Contributors will be asked specifically to bring recent thinking in translation theory to new thinking on photographic analysis to explore synergies and problems. Is ‘cultural translation’ an exhausted metaphor that assumes the universality of photographic meaning, or does it open a space in which the analysis of the cultural work of photographs can be enriched and refigured by thinking through the act of translation itself?
It is significant how many ‘trans-‘ words cluster around attempts to understand the social and cultural efficacy of photography – not only translation itself but transaction, transcription, transfiguration, transubstantiation, even transgression. Linguistic models have had a profound influence on photographic analysis in the past few decades. Translation promises to enrich photography studies because it adds a dynamic, diachronic, and dialogic dimension to our understanding of photography and the multiple acts of interpretation to which it perforce gives rise.
Jennifer Tucker (Wesleyan/York)
“Law and image as translation: photographs and maps go to court”
Legal evidence depends on the tension between transparency and translation, which may be defined as the process of translating words or text from one language into another, the conversion of something from one form or medium into another, or the process of moving something from one place to another. Photography’s introduction into the courtroom during the middle years of the nineteenth century transformed the practice of law: how lawyers constructed and argued their cases, presented evidence to juries, and communicated with each other. How were photographs used and perceived in the courtroom and in wider culture, and how did they affect judicial decision making and public perceptions of justice? This paper explores how, when, and why legal practice moved from a largely words-only environment to one more dependent on and driven by images, and how rapidly developing technologies have further accelerated this change. Building on recent work in legal and historical scholarship and translation studies, I show examples from a wide range of actual trials and 19th and 20th century evidence manuals to illustrate and explore the idea of photography as a ‘universal language’ or an ‘immediacy,’ but one that is itself an act of translation.
Elizabeth Edwards (de Montfort)
“The same everywhere? Photographic ethnographies and the challenge to universal translation.”
This paper will address the destabilising potential of ethnographic studies of photography on classic, linguistically-based theories of photographic universality. It will argue that the qualities of direct translation and comprehensibility which have been widely debated in western photography, and which have been at the base of critiques of global image flows, from The Family of Man exhibition to the internet, are complicated by the different social demands and expectations brought to photographs. Drawing on recent work from Australia, India, Solomon Islands and Papua New Guinea, the paper will argue that resistance to the idea of photography as universal translation has been grounded in the politics of representation and western hegemonies, but have largely excluded other ‘reclaimings of the real’ through which photographs are made to speak ‘different dialects’.
Janet Stewart (Durham)
“Photography, Petroleum Museums and the Sociology of Translation”
As Elizabeth Edwards (2013) has recently pointed out, despite the considerable body of critical literature that has been produced over recent decades in both photography theory and museology, the question of the role that photography plays in museums has only seldom been subjected to extended analysis.

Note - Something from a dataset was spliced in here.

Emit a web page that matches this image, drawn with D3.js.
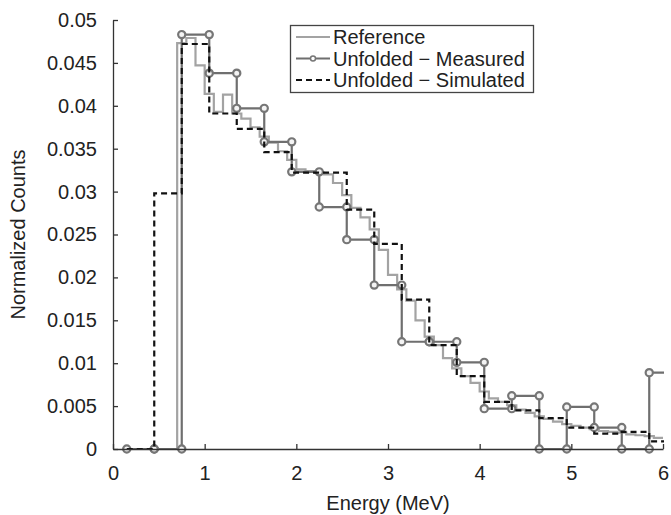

Notable contributions to this field include Gaby Porter’s (1989) essay on ‘The Economy of Truth’ and Edwards’s Raw Histories (2001), as well as recent contributions to Museum & Society (Stylianou-Lambert and Bounia 2012; Edwards and Mead 2013). This paper seeks to intervene in on-going debate about the use of photographs in museums by exploring the efficacy of employing the concept of ‘translation’ to shed light on the complex lives of photographs in these institutions. While Stylianou-Lambert and Bounia focus on photography in war museums, and Edwards and Mead turn their attention to the place of photographs in museum displays that engage with the colonial past, this paper focuses on the way in which photographs appear in museum displays that seek to narrate aspects of Europe’s oil history (another form of contested heritage). Focusing on the recently renovated oil and gas display in Aberdeen’s Maritime Museum, but drawing upon material from other European petroleum museums, this paper will attend to the multiple ways in which photography is employed in these institutions, analysing not only the displays but also marketing literature and other ephemera. The theoretical framework through which these photographic works – understood as both images and as objects – will be approached will draw upon the ‘sociology of translation’, developed by Bruno Latour and Michel Serres. Their focus on the relational nature of translation seems apposite when seeking to think through the particular example of the Petroleum Museum, an institution designed to mediate between technology and culture.
Jonathan Long (Durham)
“Translation in/of Photomontage”
In 1924, German designer and photomonteur John Heartfield produced a photomontage entitled 20 Years After: Fathers and Sons (Zwanzig Jahre danach: Väter und Söhne). The image uses a variety of motivic repetition known as translation or translational symmetry. This involves the serial repetition of a motif along a horizontal or vertical axis: moving a motif from one place to another. While easy to effect in simple abstract patterns, it is only practically possible with complex figurative subjects by means of photography. Translation, in this sense, is a quasi-universal operation, a form of visual organisation that can be found in cultural artefacts produced in most if not all societies. However, photomontage as form of political propaganda requires highly specific kinds of translation if it is to be effective. If it is so polysemous that it is incapable of translation into more or less determinate propositional content, it fails as propaganda. So this paper will map the universal translational capacities of photography onto the specific forms of translation demanded by the photomontage in order to develop an understanding of the operations and limitations of translation as both a photographic process and an explanatory schema.